Catch up quick: St. Paul's regular snow emergency rules require some drivers to move their cars twice so plows can get to each side of the street.
How it works: The pilot project begins Sunday in two zones: roughly 1.5 square miles of both the Highland Park and Payne-Phalen neighborhoods.
- The first week, the city will limit parking to the even side of the street.
- The following week, cars must move to the odd side of the street. Drivers will have from 3-9pm every Sunday to complete the move.
- The experiment runs through April 12 — and if a winter storm hits, people properly parked in the zones don't need to move their cars as the city's regular rules don't apply.

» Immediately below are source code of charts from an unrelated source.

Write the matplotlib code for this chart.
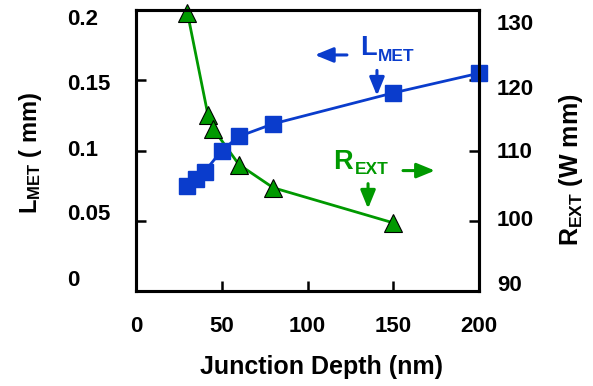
import matplotlib
matplotlib.use('Agg')
import matplotlib.pyplot as plt
from matplotlib.transforms import ScaledTranslation

plt.rcParams['font.family'] = ['Liberation Sans', 'DejaVu Sans']
plt.rcParams['font.weight'] = 'bold'
plt.rcParams['mathtext.default'] = 'regular'

# junction depth (nm) vs. L_MET (um) and R_EXT
depth_lmet = [30, 35, 40, 50, 60, 80, 150, 200]
lmet = [0.075, 0.080, 0.085, 0.100, 0.110, 0.119, 0.141, 0.155]

depth_rext = [30, 42, 45, 60, 80, 150]
rext = [129.6, 115.0, 113.1, 108.0, 104.7, 99.7]

xticks = [0, 50, 100, 150, 200]
lticks = [0, 0.05, 0.1, 0.15, 0.2]
lticklabels = ['0', '0.05', '0.1', '0.15', '0.2']
rticks = [90, 100, 110, 120, 130]

blue = '#0A3CCC'
green = '#009900'

fig = plt.figure(figsize=(5.93, 3.86), dpi=100)
ax = fig.add_axes([136 / 593, 1 - 291 / 386, 343 / 593, 281 / 386])
ax2 = ax.twinx()
# left axis drawn on top so the squares sit over the green curve
ax.set_zorder(ax2.get_zorder() + 1)
ax.patch.set_visible(False)

ax2.plot(depth_rext, rext, color=green, lw=2, marker='^', ms=13.5,
         mfc=green, mec='black', mew=0.8, clip_on=False)
ax.plot(depth_lmet, lmet, color=blue, lw=2, marker='s', ms=11.5,
        mfc=blue, mec=blue, clip_on=False)

ax.set_xlim(0, 200)
ax.set_ylim(0, 0.2)
ax2.set_ylim(90, 130)
ax.set_xticks(xticks)
ax.set_xticklabels([str(v) for v in xticks])
ax.set_yticks(lticks)
ax.set_yticklabels(lticklabels)
ax2.set_yticks(rticks)
ax2.set_yticklabels([str(v) for v in rticks])

for a in (ax, ax2):
    for s in a.spines.values():
        s.set_linewidth(2.2)
ax.tick_params(axis='both', direction='in', length=7, width=1.8, labelsize=16)
# left tick labels are flush-left in a column
ax.tick_params(axis='y', pad=49.7)
ax.tick_params(axis='x', pad=18)
ax2.tick_params(axis='y', direction='in', length=7, width=1.8, labelsize=16, pad=13)

# tick label columns are spaced a little tighter than the ticks (points, + is up)
left_shift = [9, 6, 1.5, -1.5, -5]
right_shift = [6, 2, 0, -5, -8.5]
for tick, dy in zip(ax.yaxis.get_major_ticks(), left_shift):
    lab = tick.label1
    lab.set_horizontalalignment('left')
    lab.set_transform(lab.get_transform() + ScaledTranslation(0, dy / 72, fig.dpi_scale_trans))
for tick, dy in zip(ax2.yaxis.get_major_ticks(), right_shift):
    lab = tick.label2
    lab.set_transform(lab.get_transform() + ScaledTranslation(0, dy / 72, fig.dpi_scale_trans))

ax.set_xlabel('Junction Depth (nm)', fontsize=18, fontweight='bold')
ax.xaxis.set_label_coords(0.542, -0.228)
ax.set_ylabel('L$_{MET}$ ( mm)', fontsize=17, fontweight='bold')
ax.yaxis.set_label_coords(-0.268, 0.49)
ax2.set_ylabel('R$_{EXT}$ (W mm)', fontsize=18, fontweight='bold')
ax2.yaxis.set_label_coords(1.227, 0.43)

# series callouts
ax.text(130.6, 0.168, 'L', color=blue, fontsize=19.5, fontweight='bold')
ax.text(141.0, 0.164, 'MET', color=blue, fontsize=12.5, fontweight='bold')
ax.text(114.9, 0.0871, 'R', color=green, fontsize=19.5, fontweight='bold')
ax.text(127.7, 0.0836, 'EXT', color=green, fontsize=12.5, fontweight='bold')

arrow = '-|>,head_length=1.1,head_width=0.45'
ax.annotate('', xy=(104.3, 0.168), xytext=(123.0, 0.168),
            arrowprops=dict(arrowstyle=arrow, color=blue, lw=2.2,
                            shrinkA=0, shrinkB=0))
ax.annotate('', xy=(140.5, 0.139), xytext=(140.5, 0.157),
            arrowprops=dict(arrowstyle=arrow, color=blue, lw=2.2,
                            shrinkA=0, shrinkB=0))
ax.annotate('', xy=(174.3, 0.0857), xytext=(155.7, 0.0857),
            arrowprops=dict(arrowstyle=arrow, color=green, lw=2.2,
                            shrinkA=0, shrinkB=0))
ax.annotate('', xy=(135.3, 0.0586), xytext=(135.3, 0.0764),
            arrowprops=dict(arrowstyle=arrow, color=green, lw=2.2,
                            shrinkA=0, shrinkB=0))

fig.savefig('out.png', dpi=100)
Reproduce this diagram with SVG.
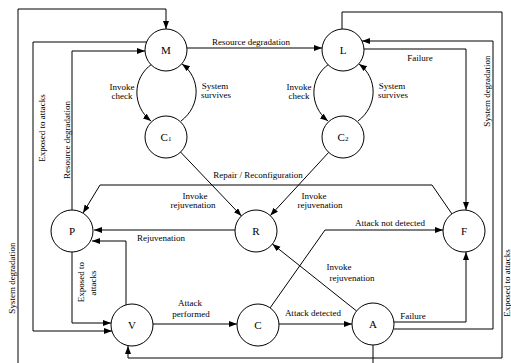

Zoom in: Workers will initially leave flyers on vehicles that don't follow the temporary rules — but starting Feb. 17, they will start ticketing and towing cars.
- Accessible parking spaces will pose a challenge. During the pilot, the city plans to place temporary signs on the opposite curb.
Stunning stat: City officials say Duluth already follows similar rules and issued just 150 parking tickets in 2022-23, the state's third-snowiest winter on record.
- Compare that with St. Paul, which issued more than 20,000 snow emergency tickets that season.
Friction point: Certain neighborhoods already have a reputation as being difficult for parking, even with both sides of the street open.
- However, after polling plow drivers, public works director Sean Kershaw told reporters in April that "there really weren't that many [areas] that had not enough parking. We can solve for those."
What we're watching: Whether St. Paul gets any snow to test this new approach before spring. So far, we haven't had much.